◆ YOUR TASK: Copy out the material below in full, but not its images.

◆ RECORDED DATA:

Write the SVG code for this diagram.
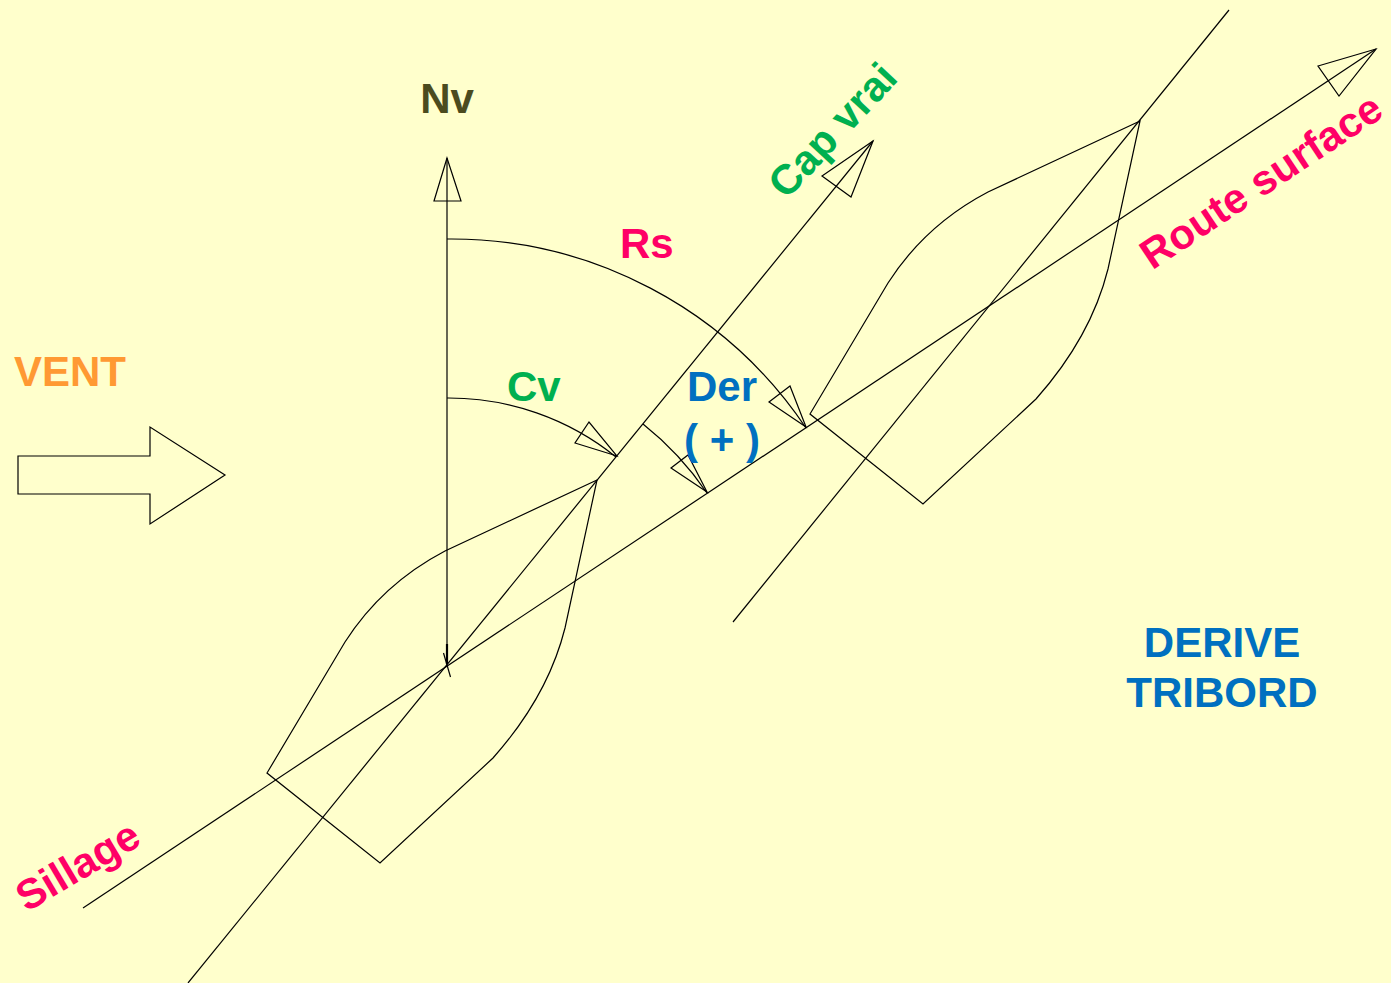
<svg xmlns="http://www.w3.org/2000/svg" xmlns:xlink="http://www.w3.org/1999/xlink" width="1391" height="983" viewBox="0 0 1391 983">
  <style>
    .ln { fill: none; stroke: #000; stroke-width: 1.2; stroke-linejoin: miter; }
    .head { fill: none; stroke: #000; stroke-width: 1.2; stroke-linejoin: miter; }
    .lbl { font-family: "Liberation Sans", Arial, Helvetica, sans-serif; font-weight: bold; font-size: 42px; }
    .pink { fill: #FF0066; }
    .green { fill: #00B050; }
    .blue { fill: #0070C0; }
    .orange { fill: #FF9933; }
    .olive { fill: #4B4B1E; }
  </style>
  <defs>
    <!-- hull outline drawn around the first position (centre 447,664) -->
    <path id="hull" d="M597,480 L445,551 C405,572 370,603 345,642 L267,773 L380,863 L493,758 C525,722 552,680 565,628 L597,480 Z"/>
  </defs>

  <rect x="0" y="0" width="1391" height="983" fill="#FFFFCC"/>

  <!-- wind arrow -->
  <g id="vent">
    <polygon class="ln" points="18,456 150,456 150,427 225,475 150,524 150,494 18,494"/>
    <text class="lbl orange" x="14" y="386">VENT</text>
  </g>

  <!-- boat at first position -->
  <g id="boat1">
    <use xlink:href="#hull" class="ln"/>
  </g>

  <!-- boat at second position -->
  <g id="boat2">
    <use xlink:href="#hull" class="ln" transform="translate(543,-359)"/>
  </g>

  <g id="connectors">
    <!-- true north -->
    <line class="ln" x1="447" y1="158" x2="447" y2="664"/>
    <line x1="447" y1="644" x2="447" y2="664" stroke="#000" stroke-width="2.2"/>
    <line class="ln" x1="443.5" y1="653" x2="450.5" y2="677"/>
    <polygon class="head" points="447,158 434,201 461,201"/>

    <!-- wake / ground track -->
    <line class="ln" x1="83" y1="908" x2="1376" y2="49"/>
    <polygon class="head" points="1376,49 1318,66 1339,96"/>

    <!-- heading of first position -->
    <line class="ln" x1="188" y1="983" x2="873" y2="141"/>
    <polygon class="head" points="873,141 822,176 851,197"/>

    <!-- heading of second position -->
    <line class="ln" x1="733" y1="622" x2="1229" y2="10"/>

    <!-- angle arcs -->
    <path class="ln" d="M447,239 A427,427 0 0 1 806,428"/>
    <polygon class="head" points="806,427 769,402 790,386"/>

    <path class="ln" d="M447,398 A267,267 0 0 1 616,457"/>
    <polygon class="head" points="617,456 575,443 589,422"/>

    <path class="ln" d="M643,424 A311,311 0 0 1 707,493"/>
    <polygon class="head" points="707,492 671,468 688,455"/>
  </g>

  <g id="labels">
    <text class="lbl olive" x="447" y="113" text-anchor="middle">Nv</text>
    <text class="lbl pink" x="620" y="258">Rs</text>
    <text class="lbl green" x="507" y="401">Cv</text>
    <text class="lbl blue" x="722" y="401" text-anchor="middle">Der</text>
    <text class="lbl blue" x="722" y="454" text-anchor="middle">( + )</text>
    <text class="lbl blue" x="1222" y="657" text-anchor="middle">DERIVE</text>
    <text class="lbl blue" x="1222" y="707" text-anchor="middle">TRIBORD</text>
    <text class="lbl green" text-anchor="middle" transform="translate(843,140) rotate(-47)">Cap vrai</text>
    <text class="lbl pink" text-anchor="middle" transform="translate(1269,193) rotate(-33.6)">Route surface</text>
    <text class="lbl pink" text-anchor="middle" transform="translate(85,878) rotate(-30.6)">Sillage</text>
  </g>
</svg>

◆ EXERCISE SOLUTION:
Write the SVG code for this diagram.
<svg xmlns="http://www.w3.org/2000/svg" xmlns:xlink="http://www.w3.org/1999/xlink" width="1391" height="983" viewBox="0 0 1391 983">
  <style>
    .ln { fill: none; stroke: #000; stroke-width: 1.2; stroke-linejoin: miter; }
    .head { fill: none; stroke: #000; stroke-width: 1.2; stroke-linejoin: miter; }
    .lbl { font-family: "Liberation Sans", Arial, Helvetica, sans-serif; font-weight: bold; font-size: 42px; }
    .pink { fill: #FF0066; }
    .green { fill: #00B050; }
    .blue { fill: #0070C0; }
    .orange { fill: #FF9933; }
    .olive { fill: #4B4B1E; }
  </style>
  <defs>
    <!-- hull outline drawn around the first position (centre 447,664) -->
    <path id="hull" d="M597,480 L445,551 C405,572 370,603 345,642 L267,773 L380,863 L493,758 C525,722 552,680 565,628 L597,480 Z"/>
  </defs>

  <rect x="0" y="0" width="1391" height="983" fill="#FFFFCC"/>

  <!-- wind arrow -->
  <g id="vent">
    <polygon class="ln" points="18,456 150,456 150,427 225,475 150,524 150,494 18,494"/>
    <text class="lbl orange" x="14" y="386">VENT</text>
  </g>

  <!-- boat at first position -->
  <g id="boat1">
    <use xlink:href="#hull" class="ln"/>
  </g>

  <!-- boat at second position -->
  <g id="boat2">
    <use xlink:href="#hull" class="ln" transform="translate(543,-359)"/>
  </g>

  <g id="connectors">
    <!-- true north -->
    <line class="ln" x1="447" y1="158" x2="447" y2="664"/>
    <line x1="447" y1="644" x2="447" y2="664" stroke="#000" stroke-width="2.2"/>
    <line class="ln" x1="443.5" y1="653" x2="450.5" y2="677"/>
    <polygon class="head" points="447,158 434,201 461,201"/>

    <!-- wake / ground track -->
    <line class="ln" x1="83" y1="908" x2="1376" y2="49"/>
    <polygon class="head" points="1376,49 1318,66 1339,96"/>

    <!-- heading of first position -->
    <line class="ln" x1="188" y1="983" x2="873" y2="141"/>
    <polygon class="head" points="873,141 822,176 851,197"/>

    <!-- heading of second position -->
    <line class="ln" x1="733" y1="622" x2="1229" y2="10"/>

    <!-- angle arcs -->
    <path class="ln" d="M447,239 A427,427 0 0 1 806,428"/>
    <polygon class="head" points="806,427 769,402 790,386"/>

    <path class="ln" d="M447,398 A267,267 0 0 1 616,457"/>
    <polygon class="head" points="617,456 575,443 589,422"/>

    <path class="ln" d="M643,424 A311,311 0 0 1 707,493"/>
    <polygon class="head" points="707,492 671,468 688,455"/>
  </g>

  <g id="labels">
    <text class="lbl olive" x="447" y="113" text-anchor="middle">Nv</text>
    <text class="lbl pink" x="620" y="258">Rs</text>
    <text class="lbl green" x="507" y="401">Cv</text>
    <text class="lbl blue" x="722" y="401" text-anchor="middle">Der</text>
    <text class="lbl blue" x="722" y="454" text-anchor="middle">( + )</text>
    <text class="lbl blue" x="1222" y="657" text-anchor="middle">DERIVE</text>
    <text class="lbl blue" x="1222" y="707" text-anchor="middle">TRIBORD</text>
    <text class="lbl green" text-anchor="middle" transform="translate(843,140) rotate(-47)">Cap vrai</text>
    <text class="lbl pink" text-anchor="middle" transform="translate(1269,193) rotate(-33.6)">Route surface</text>
    <text class="lbl pink" text-anchor="middle" transform="translate(85,878) rotate(-30.6)">Sillage</text>
  </g>
</svg>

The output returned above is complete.